Hopkins, the oldest of nine children, was born on 28 July 1844, at Stratford near London into a high Anglican family. He was educated at Balliol College, Oxford, during the time of the Oxford Movement, and chose to enter the Roman Catholic church in 1866. Two years later, he became a Jesuit priest, and, famously, destroyed all the poems he had written up to that point. He spent the next years training at various Jesuit houses. It was not until 1875 that he began writing poetry again, inspired by a German ship - with nuns aboard - that sank in a storm. The Wreck of the Deutschland would become one of his most famous poems.
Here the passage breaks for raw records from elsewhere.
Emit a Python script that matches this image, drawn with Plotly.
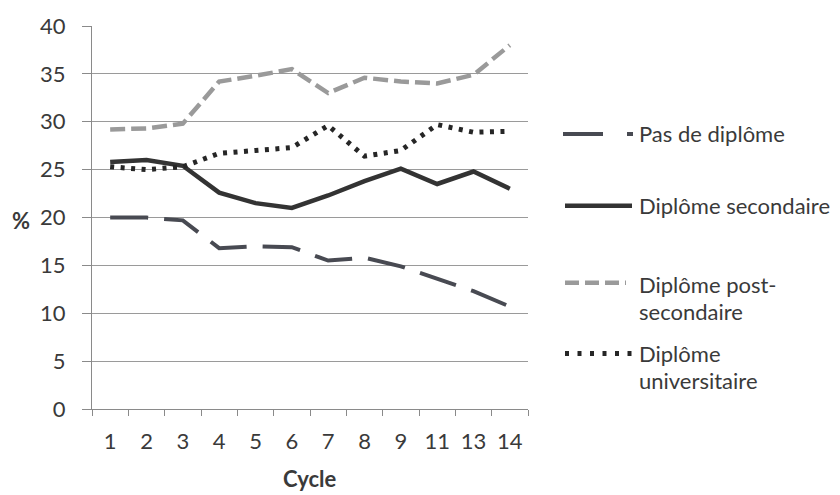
import plotly.graph_objects as go

cycles = ["1", "2", "3", "4", "5", "6", "7", "8", "9", "11", "13", "14"]
pas_de_diplome = [20.0, 20.0, 19.7, 16.8, 17.0, 16.9, 15.5, 15.8, 14.9, 13.6, 12.3, 10.7]
diplome_secondaire = [25.8, 26.0, 25.4, 22.6, 21.5, 21.0, 22.3, 23.8, 25.1, 23.5, 24.8, 23.0]
diplome_post_secondaire = [29.2, 29.3, 29.8, 34.2, 34.8, 35.5, 33.0, 34.6, 34.2, 34.0, 34.9, 38.0]
diplome_universitaire = [25.3, 25.0, 25.3, 26.7, 27.0, 27.3, 29.6, 26.4, 27.0, 29.7, 28.9, 29.0]
y_ticks = [0, 5, 10, 15, 20, 25, 30, 35, 40]
legend_lines = [["Pas de diplôme"], ["Diplôme secondaire"],
                ["Diplôme post-", "secondaire"], ["Diplôme", "universitaire"]]

FONT = "Lato, 'Open Sans', sans-serif"
TXT = "#3a3a3a"

series = [
    (pas_de_diplome, "#484a52", 4, "38px,16px", "40px,24px"),
    (diplome_secondaire, "#333333", 4.5, "solid", "solid"),
    (diplome_post_secondaire, "#9a9a9a", 4.5, "15px,6px", "14px,6px"),
    (diplome_universitaire, "#262626", 5, "4px,6.5px", "4px,8.5px"),
]

fig = go.Figure()
for (vals, color, w, dash, _), lines in zip(series, legend_lines):
    fig.add_trace(go.Scatter(
        x=cycles, y=vals, mode="lines", name=" ".join(lines), showlegend=False,
        line=dict(color=color, width=w, dash=dash),
    ))

L, R, T, B = 92, 312, 15, 86
W, H = 840, 495
pw, ph = W - L - R, H - T - B

def px(xp):
    return (xp - L) / pw

def py(yp):
    return (H - B - yp) / ph

# legend (custom, drawn in paper coordinates)
legend_pos = [
    # sample y, text line y centres, sample x0, x1
    (126, [126], 563, 633),
    (200, [200], 565, 632),
    (279, [281, 309], 565, 626),
    (352, [352, 380], 565, 634),
]
for (vals, color, w, dash, sdash), lines, (sy, tys, x0, x1) in zip(series, legend_lines, legend_pos):
    fig.add_shape(type="line", xref="paper", yref="paper",
                  x0=px(x0), x1=px(x1), y0=py(sy), y1=py(sy),
                  line=dict(color=color, width=w, dash=sdash))
    for txt, ty in zip(lines, tys):
        fig.add_annotation(xref="paper", yref="paper", x=px(637), y=py(ty),
                           text=txt, showarrow=False, xanchor="left", yanchor="middle",
                           align="left", font=dict(family=FONT, size=22, color=TXT))

fig.add_annotation(xref="paper", yref="paper", x=px(21), y=py(215), text="<b>%</b>",
                   showarrow=False, xanchor="center", yanchor="middle",
                   font=dict(family=FONT, size=22, color=TXT))
fig.add_annotation(xref="paper", yref="paper", x=px(310), y=py(480), text="<b>Cycle</b>",
                   showarrow=False, xanchor="center", yanchor="middle",
                   font=dict(family=FONT, size=22, color=TXT))

fig.update_layout(
    width=W, height=H,
    margin=dict(l=L, r=R, t=T, b=B, pad=0),
    paper_bgcolor="white", plot_bgcolor="white",
    font=dict(family=FONT, size=22, color=TXT),
    showlegend=False,
)
fig.update_xaxes(
    type="category", tickson="boundaries", ticks="outside", ticklen=6,
    tickcolor="#8a8a8a", tickwidth=1, showline=True, linecolor="#8a8a8a", linewidth=1,
    showgrid=False, ticklabelstandoff=13, range=[-0.5, 11.5],
    tickfont=dict(family=FONT, size=22, color=TXT),
)
fig.update_yaxes(
    range=[0, 40], tickvals=y_ticks, ticks="outside", ticklen=9, tickcolor="#8a8a8a",
    showline=True, linecolor="#8a8a8a", linewidth=1,
    showgrid=True, gridcolor="#9a9a9a", gridwidth=1, zeroline=False,
    ticklabelstandoff=12, tickfont=dict(family=FONT, size=22, color=TXT),
)

fig.write_html("out.html")
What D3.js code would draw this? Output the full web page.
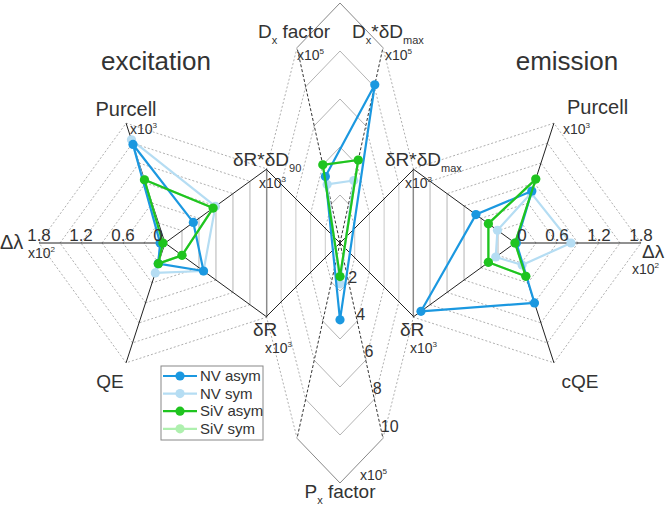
<!DOCTYPE html>
<html>
<head>
<meta charset="utf-8">
<script src="https://cdn.jsdelivr.net/npm/d3@7"></script>
<style>
  body { margin: 0; background: #fff; }
  text { font-family: "Liberation Sans", Arial, sans-serif; fill: #333; }
</style>
</head>
<body>
<svg id="svg" width="666" height="507"></svg>
<script>
// ---- data ----
const seriesNames = ["NV asym", "NV sym", "SiV asym", "SiV sym"];
const seriesColors = ["#1b98e0", "#b5ddf3", "#1fc41f", "#aef0ae"];

// excitation: Δλ (x10^2), Purcell, δR*δD90, δR, QE (all on 0..1.8 scale)
const excitationAxes = ["Δλ", "Purcell", "δR*δD90", "δR", "QE"];
const excitationValues = [
    [0.07, 1.48, 0.50, 0.68, 0.31],
    [0.05, 1.55, 0.89, 0.68, 0.45],
    [0.03, 0.95, 0.85, 0.30, 0.31],
    [0.03, 0.95, 0.85, 0.30, 0.31]
];

// emission: Δλ, Purcell, δR*δDmax, δR, cQE
const emissionAxes = ["Δλ", "Purcell", "δR*δDmax", "δR", "cQE"];
const emissionValues = [
    [0.02, 0.78, 0.69, 1.66, 0.90],
    [0.80, 0.75, 0.31, 0.34, 0.33],
    [0.00, 0.96, 0.47, 0.47, 0.50],
    [0.00, 0.96, 0.47, 0.47, 0.50]
];

// factors (x10^5): Dx factor, Dx*δDmax, Px factor
const factorAxes = ["Dx factor", "Dx*δDmax", "Px factor"];
const factorValues = [
    [3.4, 8.1, 3.2],
    [3.0, 3.2, 1.7],
    [4.0, 4.25, 1.4],
    [4.0, 4.25, 1.4]
];

const lambdaTicks = [0, 0.6, 1.2, 1.8];
const pxTicks = [2, 4, 6, 8, 10];

// ---- geometry ----
const svg = d3.select("#svg");
const deg = Math.PI / 180;
function polar(c, ang, r) {
    return [c[0] + r * Math.cos(ang * deg), c[1] - r * Math.sin(ang * deg)];
}

const cL = [165, 243], cR = [515, 243], cM = [340, 243];
const rSide = d3.scaleLinear().domain([0, 1.8]).range([0, 126]);
const fMid = d3.scaleLinear().domain([0, 10]).range([0, 1]);

// spokes: angle, length (px), stroke kind, data index
const leftSpokes = [
    { a: 180, len: 126, kind: "solid", idx: 0 },
    { a: 108, len: 126, kind: "solid", idx: 1 },
    { a: 36, len: 126, kind: "solid", idx: 2 },
    { a: -36, len: 126, kind: "solid", idx: 3 },
    { a: -108, len: 126, kind: "solid", idx: 4 }
];
const leftRings = ["dot", "dot", "line", "dot", "dot"];

const rightSpokes = [
    { a: 0, len: 126, kind: "solid", idx: 0 },
    { a: 72, len: 126, kind: "solid", idx: 1 },
    { a: 144, len: 126, kind: "solid", idx: 2 },
    { a: -144, len: 126, kind: "solid", idx: 3 },
    { a: -72, len: 126, kind: "solid", idx: 4 }
];
const rightRings = ["dot", "dot", "line", "dot", "dot"];

const midSpokes = [
    { a: 45, len: 104, kind: "solid" },
    { a: 77.6, len: 200, kind: "dash", idx: 1 },
    { a: 90, len: 240, kind: "none" },
    { a: 102.4, len: 200, kind: "dash", idx: 0 },
    { a: 135, len: 104, kind: "solid" },
    { a: -135, len: 104, kind: "solid" },
    { a: -102.4, len: 200, kind: "dash" },
    { a: -90, len: 240, kind: "none", idx: 2 },
    { a: -77.6, len: 200, kind: "dash" },
    { a: -45, len: 104, kind: "solid" }
];
const midRings = ["dot", "line", "line", "dot", "light", "dot", "line", "line", "dot", "light"];

const gGrid = svg.append("g");
const gAxes = svg.append("g");
const gData = svg.append("g");
const gText = svg.append("g");

function drawRings(c, spokes, styles, levels) {
    for (let k = 1; k <= levels; k++) {
        const f = k / levels;
        spokes.forEach((s, i) => {
            const n = spokes[(i + 1) % spokes.length];
            const p = polar(c, s.a, f * s.len), q = polar(c, n.a, f * n.len);
            const ln = gGrid.append("line")
                .attr("x1", p[0]).attr("y1", p[1]).attr("x2", q[0]).attr("y2", q[1]);
            if (styles[i] === "dot") {
                ln.attr("stroke", "#9a9a9a").attr("stroke-width", 0.8).attr("stroke-dasharray", "2,2");
            } else if (styles[i] === "light") {
                ln.attr("stroke", k === levels ? "#888" : "#cacaca").attr("stroke-width", 1);
            } else {
                ln.attr("stroke", k === levels ? "#888" : "#b4b4b4").attr("stroke-width", 1);
            }
        });
    }
}
function drawSpokes(c, spokes) {
    spokes.forEach(s => {
        if (s.kind === "none") return;
        const p = polar(c, s.a, s.len);
        const ln = gAxes.append("line")
            .attr("x1", c[0]).attr("y1", c[1]).attr("x2", p[0]).attr("y2", p[1])
            .attr("stroke", "#222").attr("stroke-width", 1);
        if (s.kind === "dash") ln.attr("stroke-dasharray", "3,2").attr("stroke", "#333");
    });
}

drawRings(cL, leftSpokes, leftRings, 6);
drawRings(cR, rightSpokes, rightRings, 6);
drawRings(cM, midSpokes, midRings, 5);
drawSpokes(cL, leftSpokes);
drawSpokes(cR, rightSpokes);
drawSpokes(cM, midSpokes);

// ---- data polygons ----
const line = d3.line();
function drawSeries(c, spokes, values, toPx) {
    const order = [3, 1, 0, 2]; // SiV sym at the bottom, SiV asym on top
    order.forEach(si => {
        const pts = spokes.filter(s => s.idx !== undefined)
            .map(s => polar(c, s.a, toPx(values[si][s.idx], s)));
        gData.append("path")
            .attr("d", line(pts) + "Z")
            .attr("fill", "none")
            .attr("stroke", seriesColors[si])
            .attr("stroke-width", 2.2)
            .attr("stroke-linejoin", "round");
        gData.selectAll(null).data(pts).enter().append("circle")
            .attr("cx", d => d[0]).attr("cy", d => d[1]).attr("r", 4.6)
            .attr("fill", seriesColors[si]);
    });
}
drawSeries(cL, leftSpokes, excitationValues, v => rSide(v));
drawSeries(cR, rightSpokes, emissionValues, v => rSide(v));
drawSeries(cM, midSpokes, factorValues, (v, s) => fMid(v) * s.len);

// ---- text ----
function rich(x, y, parts, size, anchor) {
    const t = gText.append("text").attr("x", x).attr("y", y)
        .attr("font-size", size).attr("text-anchor", anchor || "start");
    let shift = 0;
    parts.forEach(p => {
        const str = Array.isArray(p) ? p[0] : p;
        const kind = Array.isArray(p) ? p[1] : null;
        const target = kind === "sub" ? size * 0.3 : kind === "sup" ? -size * 0.42 : 0;
        const ts = t.append("tspan").text(str).attr("dy", target - shift);
        if (kind) ts.attr("font-size", size * 0.58);
        shift = target;
    });
    return t;
}
const x10 = e => ["x10", [e, "sup"]];

rich(156, 70, ["excitation"], 26, "middle");
rich(567, 70, ["emission"], 26, "middle");

rich(126, 116, ["Purcell"], 20, "middle");
rich(130, 134, x10("3"), 14);
rich(233, 166, ["δR*δD", ["90", "sub"]], 19);
rich(259, 188, x10("3"), 14);
rich(0, 249, ["Δλ"], 20);
rich(28, 258, x10("2"), 14);
rich(110, 388, ["QE"], 19, "middle");
rich(253, 336, ["δR"], 19);
rich(265, 353, x10("3"), 14);

rich(567, 114, ["Purcell"], 20);
rich(563, 134, x10("3"), 14);
rich(385, 166, ["δR*δD", ["max", "sub"]], 19);
rich(405, 188, x10("3"), 14);
rich(642, 258, ["Δλ"], 19);
rich(632, 274, x10("2"), 14);
rich(580, 388, ["cQE"], 19, "middle");
rich(400, 336, ["δR"], 19);
rich(410, 353, x10("3"), 14);

rich(258, 38, ["D", ["x", "sub"], " factor"], 19);
rich(297, 60, x10("5"), 14);
rich(352, 38, ["D", ["x", "sub"], "*δD", ["max", "sub"]], 19);
rich(385, 60, x10("5"), 14);
rich(340, 498, ["P", ["x", "sub"], " factor"], 19, "middle");
rich(360, 480, x10("5"), 14);

// Δλ tick labels on both sides
[[cL, 180], [cR, 0]].forEach(([c, a]) => {
    lambdaTicks.forEach(t => {
        const p = polar(c, a, rSide(t) + (t === 0 ? 7 : 0));
        gText.append("text").attr("x", p[0]).attr("y", c[1] - 2)
            .attr("font-size", 17).attr("text-anchor", "middle").text(t);
    });
});
// Px tick labels along the lower right dashed spoke
pxTicks.forEach(t => {
    const p = polar(cM, -77.6, fMid(t) * 190);
    gText.append("text").attr("x", p[0]).attr("y", p[1] + 3)
        .attr("font-size", 16).text(t);
});

// ---- legend ----
const lg = svg.append("g").attr("transform", "translate(161,366)");
lg.append("rect").attr("width", 102).attr("height", 74)
    .attr("fill", "#fff").attr("stroke", "#888").attr("stroke-width", 1);
seriesNames.forEach((name, i) => {
    const y = 10 + i * 17.6;
    lg.append("line").attr("x1", 2).attr("x2", 36).attr("y1", y).attr("y2", y)
        .attr("stroke", seriesColors[i]).attr("stroke-width", 2.2);
    lg.append("circle").attr("cx", 19).attr("cy", y).attr("r", 4.6).attr("fill", seriesColors[i]);
    lg.append("text").attr("x", 39).attr("y", y).attr("dy", "0.35em")
        .attr("font-size", 15).text(name);
});
</script>
</body>
</html>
After being ordained in 1877, Hopkins worked with the poor in Liverpool, Manchester and Glasgow, then studied some more in London, before teaching classics at Stonyhurst College, Lancashire. In 1884, he was elected fellow of the Royal University of Ireland, and lectured in Greek and Latin at University College, Dublin. He died, aged only 44, from typhoid fever in 1889, by which time he had not published any of his poems. It was only in 1918, that a first volume of Hopkins’s poems appeared, thanks to a friend, another poet, Robert Bridges. ‘His experimental explorations,’ Wikipedia summarises, ‘in prosody (especially sprung rhythm) and his use of imagery established him as a daring innovator in a period of largely traditional verse.’ Further information is also available from The Poetry Foundation, The Victorian Web, a New York Times book review, or The London Review of Books.
Hopkins’s papers were first edited by Humphrey House in 1937, and published by Oxford University Press in one volume - The Notebooks and Papers of Gerard Manley Hopkins. It contained a journal and selections from diaries and other writings. In 1947, three more journal note-books came to light; and, in 1952, after the death of Hopkins’s last surviving brother, further papers were found, all of which led Oxford University Press to consider a new and more comprehensive edition. Humphrey House was called on to put the new edition together, but then he died, and so the task of completing the book - The Journals and Papers of Gerard Manley Hopkins - was given to Graham Storey. It was published in 1959, and contains one chapter of about 70 pages called ‘Early Diaries (1862-6)’, and another of about 130 pages called ‘Journal (1866-75)’. Other chapters contain Hopkins’s essays and lecture notes, as well as his drawings and music.
In the early note-books, Hopkins sketches out poems, shows a playful interest in words, and often describes the clouds and sky. Most of the entries are just notes, and few of them are dated. In the later years, his journal does become more diary-like, but his interest in the sky continues unabated with many a poetical turn of phrase about the weather.
2 August 1867
‘Dull and cold; before sunset the west opened in yellow from the earth-line upwards, with a sharp edge to the blanket of clouds; then bright sunlight scattered on the trees.’
17 August 1867
‘West wind, which I heard someone describe as ‘lumpy and rolling heavy’, with a little rain on it; otherwise fine; near sunset drifts of small graceful white-rose and scaly clouds.’
17 August 1868
‘Dark, soft, and wet.’
7 January 1868
‘Fine and freezing; snow at night.’
23 January 1868
‘Dull.’
23 December 1869
‘Yesterday morning I was dreaming I was with George Simcox and was considering how to get away in time to ring the bells here which as porter I had to ring (I was made porter on the 12th of the month, I think, and had the office for a little more than two months). I knew that I was dreaming and made this odd dilemma in my dream; either I am not really with Simcox and then it does not matter what I do, or if I am, waking will carry me off without my needing to do anything - and with this I was satisfied.’
24 September 1874
‘Very bright and clear. I was with Mr. Rickaby on the hill above the house. All the landscape had a beautiful liquid cast of blue. Many-coloured smokes in the valley, grey from the Denbigh lime-kiln, yellow and lurid from two kilns perhaps on the shoulders of a hill, blue from a bonfire, and so on.
Afterwards a lovely sunset of rosy juices and creams and combs; the combs I mean scattered floating bats or rafts or racks above, the creams, the strew and bed of the sunset, passing north and south or rather north only into grey marestail and brush along the horizon to the hills. Afterwards the rosy field of the sundown turned gold and the slips and creamings in it stood out like brands, with jots of purple. A sodden twilight over the valley and foreground all below, holding the corner-hung maroon-grey diamonds of ploughfields to one keeping but allowing a certain glare in the green of the near tufts of grass.’